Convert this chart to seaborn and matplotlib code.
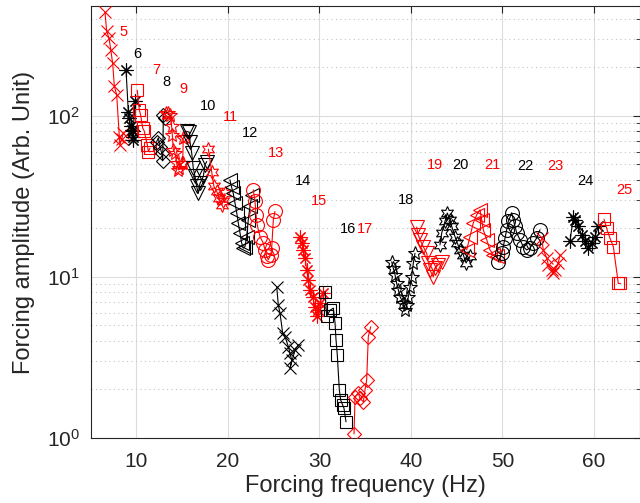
import numpy as np
import pandas as pd
import matplotlib
matplotlib.use("Agg")
import matplotlib.pyplot as plt
from matplotlib.ticker import LogLocator, FixedLocator, NullFormatter
import seaborn as sns

# ---- data (frequency in Hz, amplitude in arb. units) ----
freq_5 = [6.56, 6.75, 7.0, 7.19, 7.40, 7.58, 7.84, 8.13, 8.2, 8.39, 8.56]
amp_5 = [438, 334, 304, 257, 212, 153, 135, 74, 66, 72, 78]
freq_6 = [8.86, 9.11, 9.22, 9.37, 9.5, 9.59, 9.66, 9.59, 9.84]
amp_6 = [193, 106, 97, 86, 82, 80, 74, 71, 123]
freq_7 = [10.09, 10.31, 10.46, 10.68, 10.83, 11.19, 11.30, 11.49]
amp_7 = [144, 109, 101, 84, 81, 66, 60, 63]
freq_8 = [12.21, 12.39, 12.57, 12.76, 12.87, 12.94, 13.12]
amp_8 = [69, 73, 64, 58.6, 52.5, 101, 97]
freq_9 = [13.23, 13.48, 13.67, 13.85, 13.92, 14.03, 14.21, 14.40, 14.57, 14.68, 14.94, 15.05, 15.12, 15.3]
amp_9 = [104, 104, 101, 86, 76, 61.5, 58.6, 50.8, 46, 47.3, 50.8, 51, 73, 74]
freq_10 = [15.49, 15.78, 15.85, 16.04, 16.21, 16.4, 16.58, 16.76, 16.94, 17.31, 17.49, 17.68]
amp_10 = [80, 79, 69, 58.6, 47.3, 42, 36.4, 33, 38, 42, 49.6, 52]
freq_11 = [17.86, 18.22, 18.47, 18.77, 19.05, 19.32, 19.5, 19.68]
amp_11 = [62, 45, 36.4, 33.9, 30.8, 28, 29.5, 33]
freq_12 = [20.22, 20.4, 20.58, 20.77, 20.96, 21.13, 21.32, 21.5, 21.68, 21.86, 22.05, 22.22, 22.41, 22.6]
amp_12 = [40, 36, 33, 28.7, 25, 21.6, 18.7, 16.2, 15.1, 15.4, 17.8, 22.6, 27.4, 32]
freq_13 = [22.77, 22.96, 23.07, 23.2, 23.5, 23.86, 24.05, 24.23, 24.41, 24.67, 24.78, 24.96, 25.14]
amp_13 = [34.7, 29.4, 24.3, 21, 17.8, 16.2, 14.7, 13.4, 12.8, 13.7, 15.1, 22.6, 25.5]
freq_14 = [25.33, 25.5, 25.69, 25.98, 26.23, 26.6, 26.78, 26.97, 26.78, 27.33, 27.69]
amp_14 = [8.7, 6.7, 5.96, 4.47, 4.26, 3.69, 3.36, 3.05, 2.71, 3.52, 3.79]
freq_15 = [27.87, 28.06, 28.24, 28.42, 28.61, 28.78, 28.97, 29.26, 29.51, 29.7, 29.87, 30.06, 30.42]
amp_15 = [17.6, 16.2, 14.7, 13.1, 11.0, 9.6, 8.3, 7.55, 6.5, 5.7, 6.2, 6.9, 7.9]
freq_16 = [30.61, 30.79, 31.15, 31.52, 31.7, 31.81, 31.95, 32.17, 32.32, 32.54, 32.68, 32.9]
amp_16 = [8.1, 5.7, 6.2, 6.4, 5.2, 4.07, 3.28, 1.99, 1.72, 1.6, 1.53, 1.26]
freq_17 = [33.78, 33.89, 34.25, 34.43, 34.8, 34.98, 35.16, 35.34, 35.6]
amp_17 = [1.06, 1.8, 1.9, 1.76, 1.68, 1.99, 2.29, 4.26, 4.9]
freq_18 = [37.9, 38.07, 38.26, 38.44, 38.62, 38.8, 39.17, 39.35, 39.54, 39.72, 39.9, 40.08, 40.26, 40.44]
amp_18 = [12.4, 11.3, 10.3, 9.1, 8.3, 7.55, 6.9, 6.2, 6.7, 7.55, 8.7, 10.0, 12.2, 14.0]
freq_19 = [40.63, 40.8, 40.99, 41.35, 41.72, 41.9, 42.08, 42.44, 42.63, 42.99, 43.36]
amp_19 = [20.4, 18.2, 17, 15.4, 14.0, 12.2, 11.0, 10.0, 11.3, 11.9, 12.4]
freq_20 = [43.17, 43.36, 43.72, 43.97, 44.27, 44.45, 44.81, 45.07, 45.36, 45.72, 46.02, 46.45]
amp_20 = [15.8, 18.7, 22.1, 24.9, 22.6, 20.6, 17.8, 16.2, 14.7, 13.7, 12.2, 13.4]
freq_21 = [46.09, 46.45, 46.81, 47.19, 47.55, 47.73, 47.91, 48.28, 48.64, 49.0, 49.37]
amp_21 = [14.7, 17.8, 21.6, 24.3, 26.1, 22.6, 19.6, 17, 14.7, 13.7, 13.4]
freq_22 = [49.55, 49.92, 50.09, 50.28, 50.46, 50.64, 51.01, 51.19, 51.37, 51.56, 51.92, 52.28, 52.65, 53.01, 53.37, 53.74, 54.1]
amp_22 = [12.4, 14.0, 15.4, 17.4, 19.6, 22.1, 25.0, 22.6, 20.6, 18.7, 17, 15.4, 14.7, 15.1, 16.2, 17.4, 19.6]
freq_23 = [54.29, 54.46, 54.84, 55.01, 55.38, 55.56, 55.74, 56.1, 56.29]
amp_23 = [17.4, 14.7, 13.1, 11.9, 11.0, 10.5, 11.0, 12.2, 13.7]
freq_24 = [57.38, 57.74, 57.93, 58.29, 58.66, 59.02, 59.38, 59.75, 60.11, 60.48]
amp_24 = [16.6, 23.4, 22.6, 20.6, 18.2, 16.6, 15.1, 16.2, 17.8, 20.6]
freq_25 = [61.1, 61.39, 61.75, 62.12, 62.66, 62.9]
amp_25 = [22.8, 20, 17.4, 15.4, 9.1, 9.1]

series_ids = list(range(5, 26))
label_freq = [8.56, 10.09, 12.21, 13.23, 15.12, 17.79, 20.30, 22.41, 25.25, 28.23, 29.95,
              33.15, 34.98, 39.43, 42.66, 45.44, 48.93, 52.46, 55.82, 59.10, 63.29]
label_amp = [331, 242, 193, 163, 146, 115, 98, 78, 59, 39.4, 29.6,
             19.9, 19.9, 29.8, 49.4, 49.4, 49.4, 49.1, 49.1, 39.1, 34.7]

freqs = [freq_5, freq_6, freq_7, freq_8, freq_9, freq_10, freq_11, freq_12, freq_13,
         freq_14, freq_15, freq_16, freq_17, freq_18, freq_19, freq_20, freq_21,
         freq_22, freq_23, freq_24, freq_25]
amps = [amp_5, amp_6, amp_7, amp_8, amp_9, amp_10, amp_11, amp_12, amp_13,
        amp_14, amp_15, amp_16, amp_17, amp_18, amp_19, amp_20, amp_21,
        amp_22, amp_23, amp_24, amp_25]

# matlab marker cycle: x * s d p v h < o
marker_cycle = ['x', (8, 2, 0), 's', 'D', '*', 'v', (6, 1, 0), '<', 'o']
size_cycle = [8, 10, 8, 7, 10, 10, 10, 10, 10]

sns.set_style("white")
plt.rcParams['font.family'] = ['Liberation Sans', 'DejaVu Sans']
plt.rcParams['mathtext.fontset'] = 'custom'
plt.rcParams['mathtext.rm'] = 'Liberation Sans'

fig = plt.figure(figsize=(6.4, 5.03), dpi=100)
ax = fig.add_axes([90.7 / 640, 65 / 503, 549 / 640, 432 / 503])

for k, (sid, f, a) in enumerate(zip(series_ids, freqs, amps)):
    col = 'red' if sid % 2 == 1 else 'black'
    df = pd.DataFrame({'f': f, 'a': a})
    sns.lineplot(data=df, x='f', y='a', sort=False, estimator=None, ax=ax,
                 color=col, lw=0.8, marker=marker_cycle[k % 9],
                 markersize=size_cycle[k % 9], markerfacecolor='none',
                 markeredgecolor=col, markeredgewidth=0.8, zorder=3)

for sid, lx, ly in zip(series_ids, label_freq, label_amp):
    col = 'red' if sid % 2 == 1 else 'black'
    ax.text(lx, ly, str(sid), color=col, fontsize=10.5, ha='center', va='center')

ax.set_yscale('log')
ax.set_xlim(5, 65)
ax.set_ylim(1, 480)
ax.xaxis.set_major_locator(FixedLocator([10, 20, 30, 40, 50, 60]))
ax.yaxis.set_major_locator(LogLocator(base=10))
ax.yaxis.set_minor_locator(LogLocator(base=10, subs=np.arange(2, 10)))
ax.yaxis.set_minor_formatter(NullFormatter())

ax.set_axisbelow(True)
ax.grid(True, which='major', color='#dcdcdc', lw=0.8, ls='-')
ax.grid(True, which='minor', axis='y', color='#c4c4c4', lw=0.8, ls=(0, (1, 3)))
ax.grid(False, which='minor', axis='x')

ax.tick_params(which='both', direction='in', top=True, right=True,
               colors='#262626', labelsize=15, labelcolor='#262626')
ax.tick_params(which='major', length=5, width=0.8)
ax.tick_params(which='minor', length=3, width=0.6)
ax.tick_params(axis='x', pad=10)
ax.tick_params(axis='y', pad=8)
for sp in ax.spines.values():
    sp.set_color('#262626')
    sp.set_linewidth(0.8)

ax.set_xlabel('Forcing frequency (Hz)', fontsize=17, color='#262626', labelpad=3)
ax.set_ylabel('Forcing amplitude (Arb. Unit)', fontsize=17, color='#262626', labelpad=8)

fig.savefig('out.png', dpi=100)
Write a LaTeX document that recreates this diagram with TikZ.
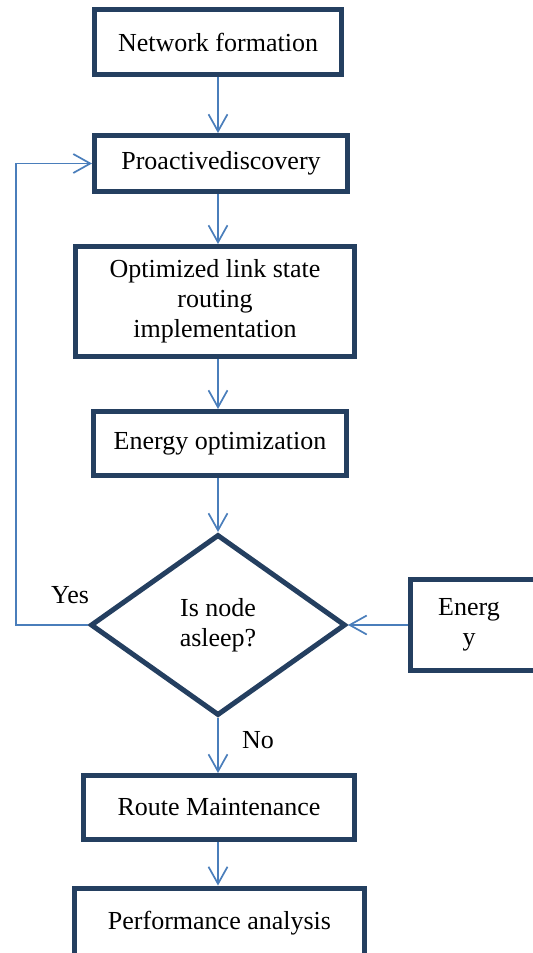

◆ Given request ◆
Write out the lines from the start of the material to the line with "import seaborn as sns", inclusive and exactly. Skip the pictures.

◆ Expected answer ◆
Convert this chart to seaborn and matplotlib code.
import numpy as np
import pandas as pd
import matplotlib
matplotlib.use("Agg")
import matplotlib.pyplot as plt
from matplotlib.ticker import LogLocator, FixedLocator, NullFormatter
import seaborn as sns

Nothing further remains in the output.